The editor of the Port Arthur Herald, who had been in town only two weeks, made a successful effort to have his first issue ready for distribution when the excursion train came in. On the train itself the Port Arthur News was born. Its Washington hand press was set up in a baggage car, and its initial edition was run off there on March 17, the day before the train reached its destination.

With his background of a fortnight’s residence, the Herald’s editor was able to write more authoritatively about the city than his rival. He welcomed the arrivals warmly. Under the headline, “To the Excursionists,” he said:

Ladies and Gentlemen. . . . Port Arthur is yours, or at least as much as you are able to pay for. . .. Take everything you fancy except the townsite. . . . Keep off the grass. Don’t shoot at the mosquitoes. This is the closed season under the Texas game laws.

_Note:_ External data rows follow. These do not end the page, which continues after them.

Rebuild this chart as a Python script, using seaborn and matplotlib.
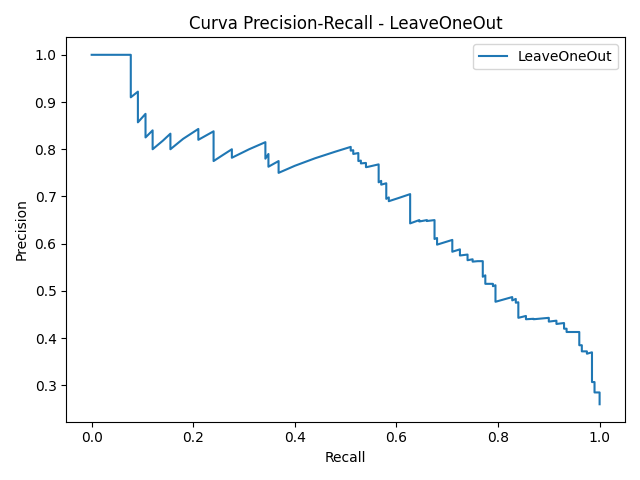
import matplotlib
matplotlib.use("Agg")
import matplotlib.pyplot as plt
import seaborn as sns
import pandas as pd

recall = [0.0, 0.077, 0.077, 0.091, 0.091, 0.106, 0.106, 0.12, 0.12, 0.14, 0.155, 0.155, 0.18, 0.21, 0.21, 0.24, 0.24, 0.26, 0.276, 0.276,
          0.31, 0.342, 0.342, 0.348, 0.348, 0.368, 0.368, 0.40, 0.44, 0.48, 0.51, 0.51, 0.515, 0.515, 0.525, 0.525, 0.53, 0.53, 0.54, 0.54,
          0.545, 0.565, 0.565, 0.57, 0.57, 0.58, 0.58, 0.585, 0.585, 0.605, 0.627, 0.627, 0.645, 0.645, 0.66, 0.66, 0.675, 0.675,
          0.68, 0.68, 0.71, 0.71, 0.725, 0.725, 0.74, 0.74, 0.75, 0.75, 0.76, 0.77, 0.77, 0.775, 0.775, 0.79, 0.79, 0.795, 0.795,
          0.828, 0.828, 0.835, 0.835, 0.84, 0.84, 0.855, 0.855, 0.87, 0.87, 0.9, 0.9, 0.915, 0.915, 0.93, 0.93, 0.935, 0.935,
          0.96, 0.96, 0.965, 0.965, 0.975, 0.975, 0.985, 0.985, 0.99, 0.99, 1.0, 1.0]
precision = [1.0, 1.0, 0.91, 0.922, 0.857, 0.875, 0.825, 0.84, 0.80, 0.818, 0.833, 0.80, 0.822, 0.843, 0.82, 0.838, 0.775, 0.789, 0.80, 0.782,
             0.80, 0.815, 0.78, 0.79, 0.763, 0.775, 0.75, 0.765, 0.781, 0.795, 0.805, 0.797, 0.798, 0.79, 0.792, 0.775, 0.776, 0.77, 0.771, 0.762,
             0.763, 0.768, 0.73, 0.733, 0.725, 0.728, 0.695, 0.698, 0.69, 0.697, 0.705, 0.643, 0.65, 0.647, 0.65, 0.648, 0.65, 0.61,
             0.612, 0.598, 0.608, 0.583, 0.588, 0.575, 0.577, 0.565, 0.567, 0.562, 0.563, 0.563, 0.53, 0.533, 0.515, 0.515, 0.51, 0.512, 0.477,
             0.487, 0.48, 0.483, 0.475, 0.476, 0.443, 0.447, 0.44, 0.441, 0.44, 0.443, 0.435, 0.437, 0.43, 0.432, 0.42, 0.42, 0.413,
             0.413, 0.385, 0.385, 0.372, 0.372, 0.367, 0.37, 0.307, 0.307, 0.285, 0.285, 0.26]

df = pd.DataFrame({"Recall": recall, "Precision": precision})
fig, ax = plt.subplots(figsize=(6.4, 4.8), dpi=100)
sns.lineplot(data=df, x="Recall", y="Precision", sort=False, estimator=None, ax=ax, label="LeaveOneOut", color="#1f77b4")
ax.set_title("Curva Precision-Recall - LeaveOneOut")
ax.legend(loc="upper right")
fig.tight_layout()
fig.savefig("out.png")
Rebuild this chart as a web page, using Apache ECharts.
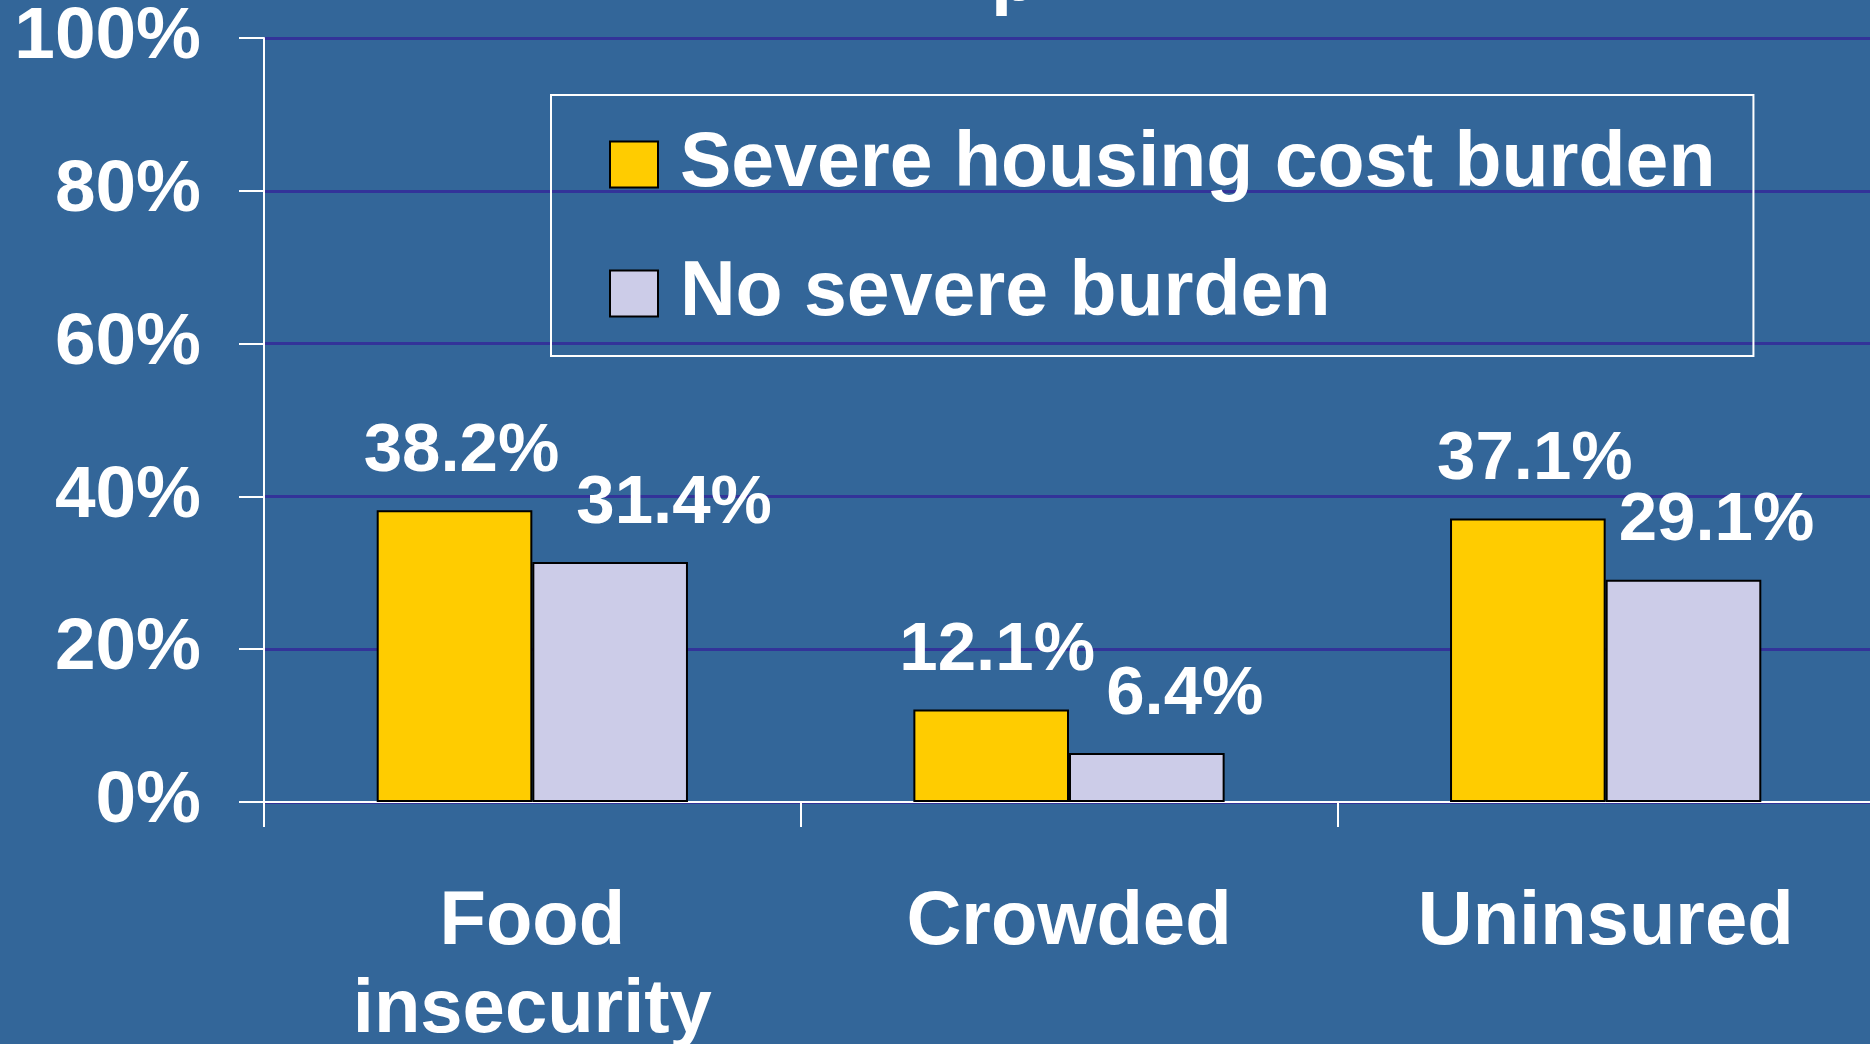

Don’t fall in the lake; you will get your feet wet.

This paper, today preserved in the Gates Memorial Library, also pointed out that the “activity of building in Port Arthur is one of the marked features of the city’s progress,” and went on to deplore the fact that the Beaumont lumber mills were unable to meet the demands of builders in the new town. “Some carpenters were compelled to leave town a few days ago because they could not get board, but restaurants and lunch counters are now becoming numerous and large tents supplied with long lines of cots furnish sleeping quarters for many.”

Lumber was cheap, the editor wrote, consequently all of the houses were of frame. However, a brick plant had been established southwest of town and it was anticipated that bricks soon would be turned out at $7 to $8 a thousand, since the clay had been tested and found suitable.

“The handsomest structure,” he said, “is the new terminal station of the K. C. P. & G. railway at the head of Procter Street.” Within a month, with virtual completion of the railroad, the first official excursion was expected to arrive, and every effort was being made to have the station in readiness.

Excitement over new arrivals was not allowed to interfere with normal progress. A school was needed. The newly organized Pert Arthur Real Estate Board called a mass meeting in the Town Hall over the Port Arthur Bank, as a result of which, at 6 a. m., March 26, men of the village met on a block of land on Shreveport Avenue, set aside by the Townsite Company for school purposes Materials and services had been donated, and Peter Stock, who could not leave his saloon long enough to help, sent free beer.

By nightfall the school, including crude blackboards and benches, was completed. Because Edward A. Laughlin had furnished the lumber, it was named the Laughlin School. Miss Mollie Moore of Shreveport, La., was engaged as teacher, and by March 31 the school was in operation with twelve pupils. The term lasted three months, and before school reopened in the fall, the entire picture of the town had changed.